November 26th, 2021 

By Sher-e-Azam 


“Have mercy on us! Three years have passed since the authorities bulldozed our houses in the restoration project of the Karachi Circular Railway but not a single government official has come by to compensate for the loss of our homes,” says Abdul Rehman, an elderly man whose house was demolished in Quaid-e-Azam Colony.

The man lost his home when the city authorities carried out anti-encroachment operations in Gulshan-i-Iqbal, Quaid-i-Azam Colony, Gharibabad, Punjabi Basti, Moosa Colony and Mujahid Colony to clear the circular railway route. Houses of approximately 1,100 people were demolished in the anti-encroachment drive.

“Even representatives of political parties have done nothing towards our resettlement us beyond paying lip service,” Abdul Rehman says.

Some of them are living on the rubble of their destroyed houses while others are forced to look for rented accommodations, Abdul Rehman tells VoicePk. “Where will the poor folks go?” he laments.

The federal government is working to rehabilitate the decades-old Karachi Circular Railway as a modern urban mass rail system under a public-private partnership project at an estimated cost of Rs 207 billion.  The authorities are claiming the rapid rail transit project will be completed in three years.

The project has led to displacement of scores of families whose houses were on the encroached land of the 44-kilometre rail track.

The affectees of the KCR project claim that the city authorities and provincial government are ignoring the 2019 Supreme Court decision. The two-member bench, headed by Chief Justice Gulzar Ahmed, had directed that the people dispossessed or dislocated from the anti-encroachment operation to clear the KCR track should be accommodated appropriately. The court also had directed provision of basic amenities to them in the area where they were to be resettled.

Some of the affectees vented their frustration at a recent public hearing held at Karachi Railway Station over the environment impact assessment report on the Karachi Circular Railway. The public hearing was organised by the Sindh Environmental Protection Agency.

According to officials, the restoration of the KCR will lessen impact of the climate change in the city as its locomotives would be run on electricity. Speaking to, Muhammad Imran Sabir, deputy director at Sindh Environmental Protection Agency, says his agency has asked the Railways Ministry to upgrade the EIA report following intervention of the Supreme Court. Sabir says the project will solve Karachi’s traffic problems and help reduce air pollution.

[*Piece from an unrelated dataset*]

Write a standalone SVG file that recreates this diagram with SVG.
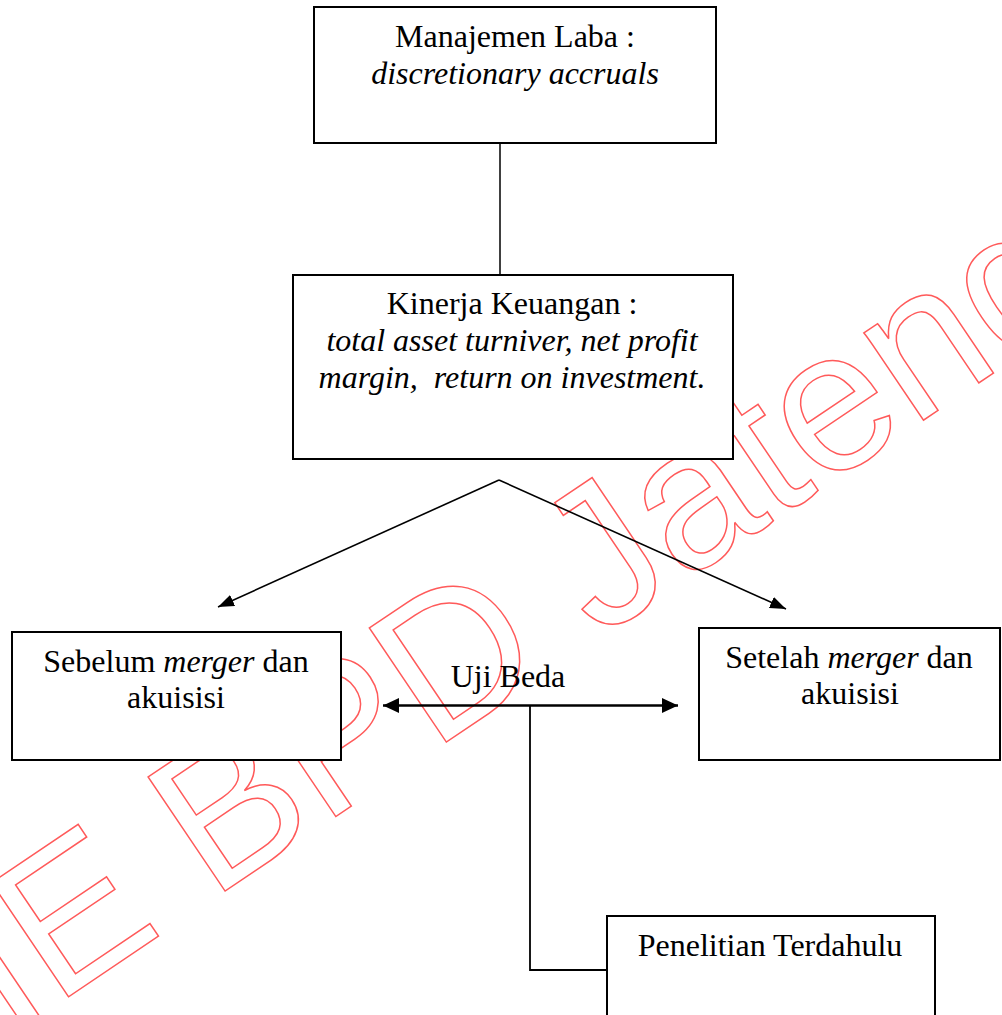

The SEPA official says a committee is looking into complaints of people dislocated from the KCR project. “We are aware of their complaints lodged in the records,” he says.Sabir says his agency had also assured the displaced people at the public hearing that their complaints would be resolved. The complaints committee is part of the KCR project and all complaints will be redressed in accordance with the law, he adds. “The environment agency has conveyed instructions of the Supreme Court regarding displaced residents to Pakistan Railways,” Sabir says. The environment protection official says the agency will also communicate and share any reply from Pakistan Railways about compensation and resettlement with the affected people. “We intend to share the reply with them because in case of any difficulty they should have some evidence of their claims,” he explains.

Responding to concerns over electricity supply to the locomotives amid proverbial power cuts in the city, he says an agreement has been signed with K-Electric for ‘uninterrupted power supply’ to electric trains under the project.

However, the affectees term all government assurances as hollow promises, calling the anti-encroachment operation sheer injustice to inhabitants living there for over 50 years.

“The government bulldozed hundreds of homes without warning,” says Kausar, another displaced resident, as she narrates her ordeal of the demolition of her abode during the month of Ramadan in 2019.

Residents in Gharibabad, another affected locality, say the apex court had asked the government to provide them with all the basic facilities for their resettlement. “Government officials had even shown us a piece of land in Juma Goth where the displaced persons were to be resettled but no resettlement has taken place in the period of over two years,” another middle-aged displaced resident tells

The KCR project will reduce traffic problems and pollution in the heavily-populated city. However, displaced residents are calling on the provincial government to properly compensate them or provide them alternate residences for the loss of their homes.